» **Exercise description**:
Copy verbatim the material from its first line to the line that holds "target_value = 37450", including that line.
— Start Provided data —
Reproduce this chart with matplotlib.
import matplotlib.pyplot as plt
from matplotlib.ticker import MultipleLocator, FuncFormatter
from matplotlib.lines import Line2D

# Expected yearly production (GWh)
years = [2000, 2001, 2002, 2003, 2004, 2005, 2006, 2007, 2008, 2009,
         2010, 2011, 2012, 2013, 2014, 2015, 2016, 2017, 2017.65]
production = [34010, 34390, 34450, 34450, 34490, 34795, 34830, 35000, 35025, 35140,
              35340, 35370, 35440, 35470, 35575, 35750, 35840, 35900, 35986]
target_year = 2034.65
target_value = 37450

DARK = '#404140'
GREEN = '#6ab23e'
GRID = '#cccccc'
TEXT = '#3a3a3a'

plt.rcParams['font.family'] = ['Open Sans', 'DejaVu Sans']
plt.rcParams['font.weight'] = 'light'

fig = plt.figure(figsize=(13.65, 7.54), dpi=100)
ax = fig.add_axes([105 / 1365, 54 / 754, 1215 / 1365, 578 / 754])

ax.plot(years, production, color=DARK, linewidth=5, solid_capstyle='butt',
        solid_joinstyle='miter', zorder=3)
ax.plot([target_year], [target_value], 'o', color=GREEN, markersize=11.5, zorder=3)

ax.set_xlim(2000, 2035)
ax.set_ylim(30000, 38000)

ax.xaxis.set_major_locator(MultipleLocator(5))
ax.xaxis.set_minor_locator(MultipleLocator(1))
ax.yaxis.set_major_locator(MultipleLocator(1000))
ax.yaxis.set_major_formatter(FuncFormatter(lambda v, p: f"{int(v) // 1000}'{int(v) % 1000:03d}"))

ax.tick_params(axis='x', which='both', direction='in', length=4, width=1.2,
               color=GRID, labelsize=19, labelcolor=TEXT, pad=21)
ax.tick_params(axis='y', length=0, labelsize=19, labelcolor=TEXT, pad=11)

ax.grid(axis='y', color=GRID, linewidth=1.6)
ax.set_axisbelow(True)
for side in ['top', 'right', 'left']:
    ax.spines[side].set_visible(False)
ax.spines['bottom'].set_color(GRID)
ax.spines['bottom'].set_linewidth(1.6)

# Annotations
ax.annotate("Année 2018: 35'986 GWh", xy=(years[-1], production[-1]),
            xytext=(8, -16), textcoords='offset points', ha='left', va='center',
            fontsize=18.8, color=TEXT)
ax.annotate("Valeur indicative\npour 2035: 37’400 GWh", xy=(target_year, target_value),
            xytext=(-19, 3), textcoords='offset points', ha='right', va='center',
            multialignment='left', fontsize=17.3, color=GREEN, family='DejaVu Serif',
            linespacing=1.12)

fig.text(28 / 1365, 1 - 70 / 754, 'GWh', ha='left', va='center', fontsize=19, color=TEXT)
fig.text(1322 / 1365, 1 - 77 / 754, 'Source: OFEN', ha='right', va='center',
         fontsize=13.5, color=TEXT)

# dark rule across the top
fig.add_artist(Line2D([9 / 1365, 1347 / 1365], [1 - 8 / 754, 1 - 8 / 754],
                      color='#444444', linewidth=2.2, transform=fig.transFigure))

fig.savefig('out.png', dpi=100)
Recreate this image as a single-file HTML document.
— End Provided data —
» **Result below**:
Reproduce this chart with matplotlib.
import matplotlib.pyplot as plt
from matplotlib.ticker import MultipleLocator, FuncFormatter
from matplotlib.lines import Line2D

# Expected yearly production (GWh)
years = [2000, 2001, 2002, 2003, 2004, 2005, 2006, 2007, 2008, 2009,
         2010, 2011, 2012, 2013, 2014, 2015, 2016, 2017, 2017.65]
production = [34010, 34390, 34450, 34450, 34490, 34795, 34830, 35000, 35025, 35140,
              35340, 35370, 35440, 35470, 35575, 35750, 35840, 35900, 35986]
target_year = 2034.65
target_value = 37450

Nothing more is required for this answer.